What to do: Give the data below again exactly as written, without its pictures.

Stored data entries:
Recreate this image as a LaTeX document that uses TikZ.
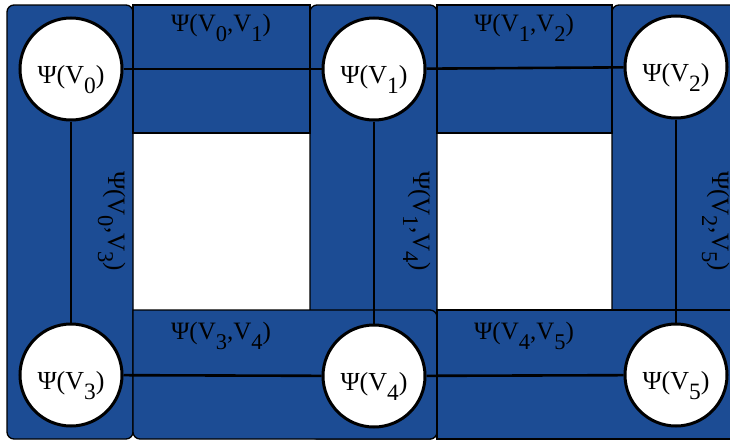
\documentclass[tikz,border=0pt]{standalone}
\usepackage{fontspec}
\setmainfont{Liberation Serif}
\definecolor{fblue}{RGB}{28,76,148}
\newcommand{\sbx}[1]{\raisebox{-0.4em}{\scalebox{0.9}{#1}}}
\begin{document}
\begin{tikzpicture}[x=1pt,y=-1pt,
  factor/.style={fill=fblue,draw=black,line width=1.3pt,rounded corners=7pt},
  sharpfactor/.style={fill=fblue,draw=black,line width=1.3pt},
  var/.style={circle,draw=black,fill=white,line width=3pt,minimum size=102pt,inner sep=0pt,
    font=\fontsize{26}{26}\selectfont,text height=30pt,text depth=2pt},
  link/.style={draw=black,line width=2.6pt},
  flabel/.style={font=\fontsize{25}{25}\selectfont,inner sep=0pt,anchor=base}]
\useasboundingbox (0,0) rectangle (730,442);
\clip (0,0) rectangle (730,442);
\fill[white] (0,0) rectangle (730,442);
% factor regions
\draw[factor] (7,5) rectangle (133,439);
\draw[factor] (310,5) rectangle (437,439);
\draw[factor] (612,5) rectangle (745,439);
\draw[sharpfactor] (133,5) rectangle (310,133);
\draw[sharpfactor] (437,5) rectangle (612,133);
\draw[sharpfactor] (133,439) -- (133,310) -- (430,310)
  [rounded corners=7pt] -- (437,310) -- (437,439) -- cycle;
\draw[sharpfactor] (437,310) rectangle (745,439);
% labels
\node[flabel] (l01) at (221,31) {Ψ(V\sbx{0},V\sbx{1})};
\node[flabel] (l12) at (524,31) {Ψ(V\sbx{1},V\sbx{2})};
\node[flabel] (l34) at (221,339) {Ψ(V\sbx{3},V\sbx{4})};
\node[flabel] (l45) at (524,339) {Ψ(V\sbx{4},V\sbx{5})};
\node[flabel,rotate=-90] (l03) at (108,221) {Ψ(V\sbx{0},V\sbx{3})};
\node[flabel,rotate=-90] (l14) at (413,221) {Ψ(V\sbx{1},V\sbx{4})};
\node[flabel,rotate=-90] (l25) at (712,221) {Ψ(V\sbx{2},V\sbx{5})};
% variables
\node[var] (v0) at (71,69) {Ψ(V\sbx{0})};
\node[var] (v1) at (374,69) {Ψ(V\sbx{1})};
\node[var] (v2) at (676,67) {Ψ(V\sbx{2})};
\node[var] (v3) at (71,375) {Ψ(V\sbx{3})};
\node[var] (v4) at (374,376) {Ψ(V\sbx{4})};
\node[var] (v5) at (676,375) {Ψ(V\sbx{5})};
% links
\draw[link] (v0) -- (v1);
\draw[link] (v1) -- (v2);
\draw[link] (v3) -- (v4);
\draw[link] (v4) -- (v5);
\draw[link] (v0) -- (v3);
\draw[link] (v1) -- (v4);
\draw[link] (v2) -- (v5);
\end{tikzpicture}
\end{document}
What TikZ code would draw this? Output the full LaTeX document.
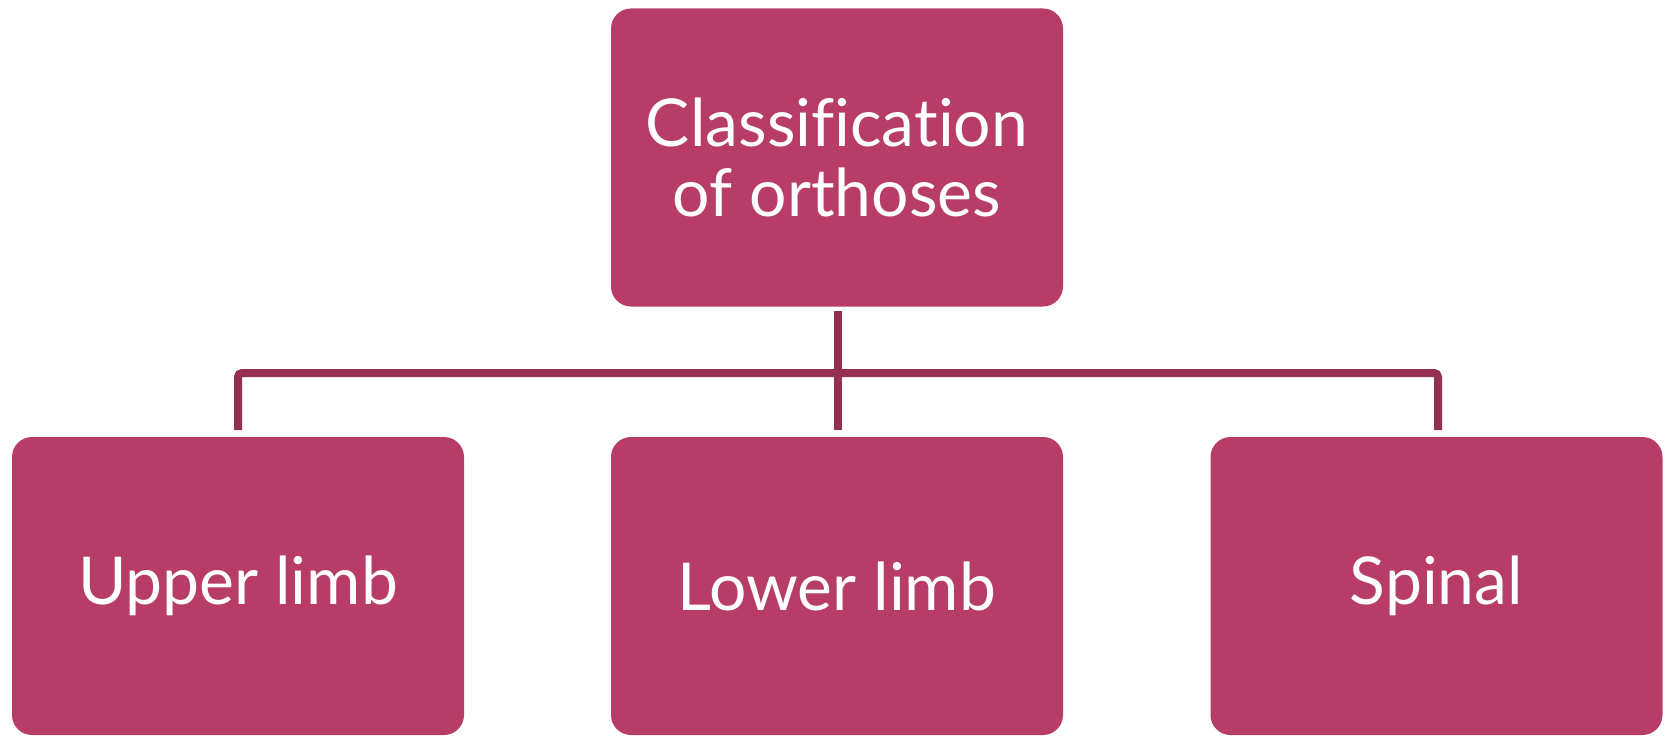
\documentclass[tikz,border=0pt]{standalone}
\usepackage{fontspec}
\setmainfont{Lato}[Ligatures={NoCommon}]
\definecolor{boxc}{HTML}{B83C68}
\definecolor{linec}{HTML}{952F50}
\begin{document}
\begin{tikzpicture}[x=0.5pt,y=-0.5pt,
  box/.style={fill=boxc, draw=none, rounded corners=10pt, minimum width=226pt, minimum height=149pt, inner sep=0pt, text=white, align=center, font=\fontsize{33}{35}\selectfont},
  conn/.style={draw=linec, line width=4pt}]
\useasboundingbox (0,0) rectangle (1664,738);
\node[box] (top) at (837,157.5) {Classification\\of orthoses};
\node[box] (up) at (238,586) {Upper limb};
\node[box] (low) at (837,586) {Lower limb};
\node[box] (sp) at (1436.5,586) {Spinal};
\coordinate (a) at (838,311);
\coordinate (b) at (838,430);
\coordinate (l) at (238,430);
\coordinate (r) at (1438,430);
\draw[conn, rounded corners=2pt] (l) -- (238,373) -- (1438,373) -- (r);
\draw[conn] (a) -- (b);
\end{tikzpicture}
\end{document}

Result:
Recreate this image as a LaTeX document that uses TikZ.
\documentclass[tikz,border=0pt]{standalone}
\usepackage{fontspec}
\setmainfont{Liberation Serif}
\definecolor{fblue}{RGB}{28,76,148}
\newcommand{\sbx}[1]{\raisebox{-0.4em}{\scalebox{0.9}{#1}}}
\begin{document}
\begin{tikzpicture}[x=1pt,y=-1pt,
  factor/.style={fill=fblue,draw=black,line width=1.3pt,rounded corners=7pt},
  sharpfactor/.style={fill=fblue,draw=black,line width=1.3pt},
  var/.style={circle,draw=black,fill=white,line width=3pt,minimum size=102pt,inner sep=0pt,
    font=\fontsize{26}{26}\selectfont,text height=30pt,text depth=2pt},
  link/.style={draw=black,line width=2.6pt},
  flabel/.style={font=\fontsize{25}{25}\selectfont,inner sep=0pt,anchor=base}]
\useasboundingbox (0,0) rectangle (730,442);
\clip (0,0) rectangle (730,442);
\fill[white] (0,0) rectangle (730,442);
% factor regions
\draw[factor] (7,5) rectangle (133,439);
\draw[factor] (310,5) rectangle (437,439);
\draw[factor] (612,5) rectangle (745,439);
\draw[sharpfactor] (133,5) rectangle (310,133);
\draw[sharpfactor] (437,5) rectangle (612,133);
\draw[sharpfactor] (133,439) -- (133,310) -- (430,310)
  [rounded corners=7pt] -- (437,310) -- (437,439) -- cycle;
\draw[sharpfactor] (437,310) rectangle (745,439);
% labels
\node[flabel] (l01) at (221,31) {Ψ(V\sbx{0},V\sbx{1})};
\node[flabel] (l12) at (524,31) {Ψ(V\sbx{1},V\sbx{2})};
\node[flabel] (l34) at (221,339) {Ψ(V\sbx{3},V\sbx{4})};
\node[flabel] (l45) at (524,339) {Ψ(V\sbx{4},V\sbx{5})};
\node[flabel,rotate=-90] (l03) at (108,221) {Ψ(V\sbx{0},V\sbx{3})};
\node[flabel,rotate=-90] (l14) at (413,221) {Ψ(V\sbx{1},V\sbx{4})};
\node[flabel,rotate=-90] (l25) at (712,221) {Ψ(V\sbx{2},V\sbx{5})};
% variables
\node[var] (v0) at (71,69) {Ψ(V\sbx{0})};
\node[var] (v1) at (374,69) {Ψ(V\sbx{1})};
\node[var] (v2) at (676,67) {Ψ(V\sbx{2})};
\node[var] (v3) at (71,375) {Ψ(V\sbx{3})};
\node[var] (v4) at (374,376) {Ψ(V\sbx{4})};
\node[var] (v5) at (676,375) {Ψ(V\sbx{5})};
% links
\draw[link] (v0) -- (v1);
\draw[link] (v1) -- (v2);
\draw[link] (v3) -- (v4);
\draw[link] (v4) -- (v5);
\draw[link] (v0) -- (v3);
\draw[link] (v1) -- (v4);
\draw[link] (v2) -- (v5);
\end{tikzpicture}
\end{document}
What TikZ code would draw this? Output the full LaTeX document.
\documentclass[tikz,border=0pt]{standalone}
\usepackage{fontspec}
\setmainfont{Lato}[Ligatures={NoCommon}]
\definecolor{boxc}{HTML}{B83C68}
\definecolor{linec}{HTML}{952F50}
\begin{document}
\begin{tikzpicture}[x=0.5pt,y=-0.5pt,
  box/.style={fill=boxc, draw=none, rounded corners=10pt, minimum width=226pt, minimum height=149pt, inner sep=0pt, text=white, align=center, font=\fontsize{33}{35}\selectfont},
  conn/.style={draw=linec, line width=4pt}]
\useasboundingbox (0,0) rectangle (1664,738);
\node[box] (top) at (837,157.5) {Classification\\of orthoses};
\node[box] (up) at (238,586) {Upper limb};
\node[box] (low) at (837,586) {Lower limb};
\node[box] (sp) at (1436.5,586) {Spinal};
\coordinate (a) at (838,311);
\coordinate (b) at (838,430);
\coordinate (l) at (238,430);
\coordinate (r) at (1438,430);
\draw[conn, rounded corners=2pt] (l) -- (238,373) -- (1438,373) -- (r);
\draw[conn] (a) -- (b);
\end{tikzpicture}
\end{document}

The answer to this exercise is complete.